--- Source excerpt ---

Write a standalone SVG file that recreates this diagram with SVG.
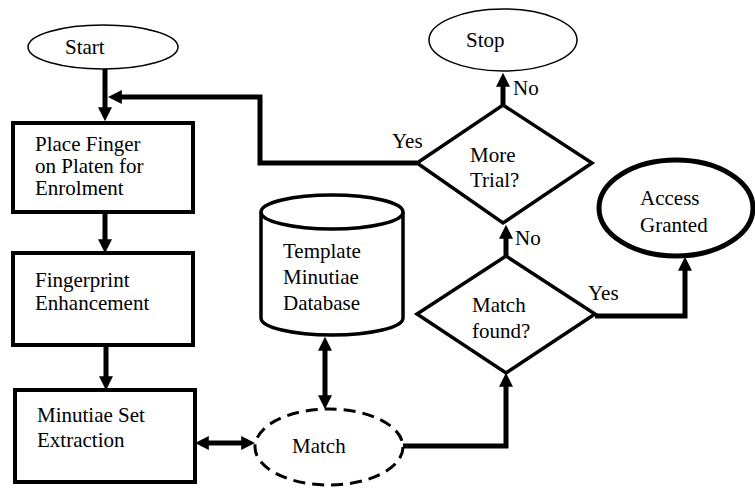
<svg xmlns="http://www.w3.org/2000/svg" width="755" height="489" viewBox="0 0 755 489">
<defs>
<marker id="ah" viewBox="0 0 10 10" refX="2" refY="5" markerWidth="14" markerHeight="14" markerUnits="userSpaceOnUse" orient="auto-start-reverse">
<path d="M0,0 L10,5 L0,10 z" fill="#000"/>
</marker>
</defs>
<rect width="755" height="489" fill="#fff"/>
<g id="connectors" fill="none" stroke="#000" stroke-width="5">
<path d="M105,69 V110" marker-end="url(#ah)"/>
<path d="M417,163 H260 V97 H119" marker-end="url(#ah)"/>
<path d="M105,212 V242" marker-end="url(#ah)"/>
<path d="M106,345 V379" marker-end="url(#ah)"/>
<path d="M206,443 H244" marker-start="url(#ah)" marker-end="url(#ah)"/>
<path d="M325,348 V398" marker-start="url(#ah)" marker-end="url(#ah)"/>
<path d="M403,446 H506 V384" marker-end="url(#ah)"/>
<path d="M506,256 V236" marker-end="url(#ah)"/>
<path d="M503,105 V84" marker-end="url(#ah)"/>
<path d="M595,316 H685 V268" marker-end="url(#ah)"/>
</g>
<g id="labels" fill="#000">
<text x="513" y="95" style="font-family:'Liberation Serif',serif;font-size:21px">No</text>
<text x="392" y="148" style="font-family:'Liberation Serif',serif;font-size:21px">Yes</text>
<text x="515" y="245" style="font-family:'Liberation Serif',serif;font-size:21px">No</text>
<text x="588" y="300" style="font-family:'Liberation Serif',serif;font-size:21px">Yes</text>
</g>
<g id="start">
<ellipse cx="103" cy="47" rx="75" ry="22" fill="#fff" stroke="#000" stroke-width="1.5"/>
<text x="65" y="54" style="font-family:'Liberation Serif',serif;font-size:21px">Start</text>
</g>
<g id="place">
<rect x="13" y="123" width="180" height="89" fill="#fff" stroke="#000" stroke-width="4"/>
<text x="35" y="151" style="font-family:'Liberation Serif',serif;font-size:21px">Place Finger</text>
<text x="35" y="173" style="font-family:'Liberation Serif',serif;font-size:21px">on Platen for</text>
<text x="35" y="195" style="font-family:'Liberation Serif',serif;font-size:21px">Enrolment</text>
</g>
<g id="enhance">
<rect x="13" y="253" width="180" height="92" fill="#fff" stroke="#000" stroke-width="4"/>
<text x="35" y="287" style="font-family:'Liberation Serif',serif;font-size:21px">Fingerprint</text>
<text x="35" y="310" style="font-family:'Liberation Serif',serif;font-size:21px">Enhancement</text>
</g>
<g id="extract">
<rect x="15" y="390" width="180" height="92" fill="#fff" stroke="#000" stroke-width="4"/>
<text x="37" y="422" style="font-family:'Liberation Serif',serif;font-size:21px">Minutiae Set</text>
<text x="37" y="447" style="font-family:'Liberation Serif',serif;font-size:21px">Extraction</text>
</g>
<g id="database">
<path d="M261,212 V318 A71,17 0 0 0 403,318 V212" fill="#fff" stroke="#000" stroke-width="3.5"/>
<ellipse cx="332" cy="212" rx="71" ry="17" fill="#fff" stroke="#000" stroke-width="3.5"/>
<text x="283" y="258" style="font-family:'Liberation Serif',serif;font-size:21px">Template</text>
<text x="283" y="284" style="font-family:'Liberation Serif',serif;font-size:21px">Minutiae</text>
<text x="283" y="310" style="font-family:'Liberation Serif',serif;font-size:21px">Database</text>
</g>
<g id="match">
<ellipse cx="329" cy="447" rx="74" ry="38" fill="#fff" stroke="#000" stroke-width="3" stroke-dasharray="12,7"/>
<text x="292" y="453" style="font-family:'Liberation Serif',serif;font-size:21px">Match</text>
</g>
<g id="matchfound">
<polygon points="506,256 595,314 506,373 417,314" fill="#fff" stroke="#000" stroke-width="3.5"/>
<text x="472" y="312" style="font-family:'Liberation Serif',serif;font-size:21px">Match</text>
<text x="472" y="338" style="font-family:'Liberation Serif',serif;font-size:21px">found?</text>
</g>
<g id="moretrial">
<polygon points="503,105 592,163 503,223 417,163" fill="#fff" stroke="#000" stroke-width="3.5"/>
<text x="470" y="162" style="font-family:'Liberation Serif',serif;font-size:21px">More</text>
<text x="470" y="187" style="font-family:'Liberation Serif',serif;font-size:21px">Trial?</text>
</g>
<g id="stop">
<ellipse cx="503" cy="40" rx="74" ry="31" fill="#fff" stroke="#000" stroke-width="1.5"/>
<text x="466" y="47" style="font-family:'Liberation Serif',serif;font-size:21px">Stop</text>
</g>
<g id="access">
<ellipse cx="676" cy="208" rx="77" ry="48" fill="#fff" stroke="#000" stroke-width="5"/>
<text x="640" y="205" style="font-family:'Liberation Serif',serif;font-size:21px">Access</text>
<text x="640" y="232" style="font-family:'Liberation Serif',serif;font-size:21px">Granted</text>
</g>
</svg>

---

◆ Aim:
Print out the whole of the material word for word, without pictures.

◆ Correct output:
Write a standalone SVG file that recreates this diagram with SVG.
<svg xmlns="http://www.w3.org/2000/svg" width="755" height="489" viewBox="0 0 755 489">
<defs>
<marker id="ah" viewBox="0 0 10 10" refX="2" refY="5" markerWidth="14" markerHeight="14" markerUnits="userSpaceOnUse" orient="auto-start-reverse">
<path d="M0,0 L10,5 L0,10 z" fill="#000"/>
</marker>
</defs>
<rect width="755" height="489" fill="#fff"/>
<g id="connectors" fill="none" stroke="#000" stroke-width="5">
<path d="M105,69 V110" marker-end="url(#ah)"/>
<path d="M417,163 H260 V97 H119" marker-end="url(#ah)"/>
<path d="M105,212 V242" marker-end="url(#ah)"/>
<path d="M106,345 V379" marker-end="url(#ah)"/>
<path d="M206,443 H244" marker-start="url(#ah)" marker-end="url(#ah)"/>
<path d="M325,348 V398" marker-start="url(#ah)" marker-end="url(#ah)"/>
<path d="M403,446 H506 V384" marker-end="url(#ah)"/>
<path d="M506,256 V236" marker-end="url(#ah)"/>
<path d="M503,105 V84" marker-end="url(#ah)"/>
<path d="M595,316 H685 V268" marker-end="url(#ah)"/>
</g>
<g id="labels" fill="#000">
<text x="513" y="95" style="font-family:'Liberation Serif',serif;font-size:21px">No</text>
<text x="392" y="148" style="font-family:'Liberation Serif',serif;font-size:21px">Yes</text>
<text x="515" y="245" style="font-family:'Liberation Serif',serif;font-size:21px">No</text>
<text x="588" y="300" style="font-family:'Liberation Serif',serif;font-size:21px">Yes</text>
</g>
<g id="start">
<ellipse cx="103" cy="47" rx="75" ry="22" fill="#fff" stroke="#000" stroke-width="1.5"/>
<text x="65" y="54" style="font-family:'Liberation Serif',serif;font-size:21px">Start</text>
</g>
<g id="place">
<rect x="13" y="123" width="180" height="89" fill="#fff" stroke="#000" stroke-width="4"/>
<text x="35" y="151" style="font-family:'Liberation Serif',serif;font-size:21px">Place Finger</text>
<text x="35" y="173" style="font-family:'Liberation Serif',serif;font-size:21px">on Platen for</text>
<text x="35" y="195" style="font-family:'Liberation Serif',serif;font-size:21px">Enrolment</text>
</g>
<g id="enhance">
<rect x="13" y="253" width="180" height="92" fill="#fff" stroke="#000" stroke-width="4"/>
<text x="35" y="287" style="font-family:'Liberation Serif',serif;font-size:21px">Fingerprint</text>
<text x="35" y="310" style="font-family:'Liberation Serif',serif;font-size:21px">Enhancement</text>
</g>
<g id="extract">
<rect x="15" y="390" width="180" height="92" fill="#fff" stroke="#000" stroke-width="4"/>
<text x="37" y="422" style="font-family:'Liberation Serif',serif;font-size:21px">Minutiae Set</text>
<text x="37" y="447" style="font-family:'Liberation Serif',serif;font-size:21px">Extraction</text>
</g>
<g id="database">
<path d="M261,212 V318 A71,17 0 0 0 403,318 V212" fill="#fff" stroke="#000" stroke-width="3.5"/>
<ellipse cx="332" cy="212" rx="71" ry="17" fill="#fff" stroke="#000" stroke-width="3.5"/>
<text x="283" y="258" style="font-family:'Liberation Serif',serif;font-size:21px">Template</text>
<text x="283" y="284" style="font-family:'Liberation Serif',serif;font-size:21px">Minutiae</text>
<text x="283" y="310" style="font-family:'Liberation Serif',serif;font-size:21px">Database</text>
</g>
<g id="match">
<ellipse cx="329" cy="447" rx="74" ry="38" fill="#fff" stroke="#000" stroke-width="3" stroke-dasharray="12,7"/>
<text x="292" y="453" style="font-family:'Liberation Serif',serif;font-size:21px">Match</text>
</g>
<g id="matchfound">
<polygon points="506,256 595,314 506,373 417,314" fill="#fff" stroke="#000" stroke-width="3.5"/>
<text x="472" y="312" style="font-family:'Liberation Serif',serif;font-size:21px">Match</text>
<text x="472" y="338" style="font-family:'Liberation Serif',serif;font-size:21px">found?</text>
</g>
<g id="moretrial">
<polygon points="503,105 592,163 503,223 417,163" fill="#fff" stroke="#000" stroke-width="3.5"/>
<text x="470" y="162" style="font-family:'Liberation Serif',serif;font-size:21px">More</text>
<text x="470" y="187" style="font-family:'Liberation Serif',serif;font-size:21px">Trial?</text>
</g>
<g id="stop">
<ellipse cx="503" cy="40" rx="74" ry="31" fill="#fff" stroke="#000" stroke-width="1.5"/>
<text x="466" y="47" style="font-family:'Liberation Serif',serif;font-size:21px">Stop</text>
</g>
<g id="access">
<ellipse cx="676" cy="208" rx="77" ry="48" fill="#fff" stroke="#000" stroke-width="5"/>
<text x="640" y="205" style="font-family:'Liberation Serif',serif;font-size:21px">Access</text>
<text x="640" y="232" style="font-family:'Liberation Serif',serif;font-size:21px">Granted</text>
</g>
</svg>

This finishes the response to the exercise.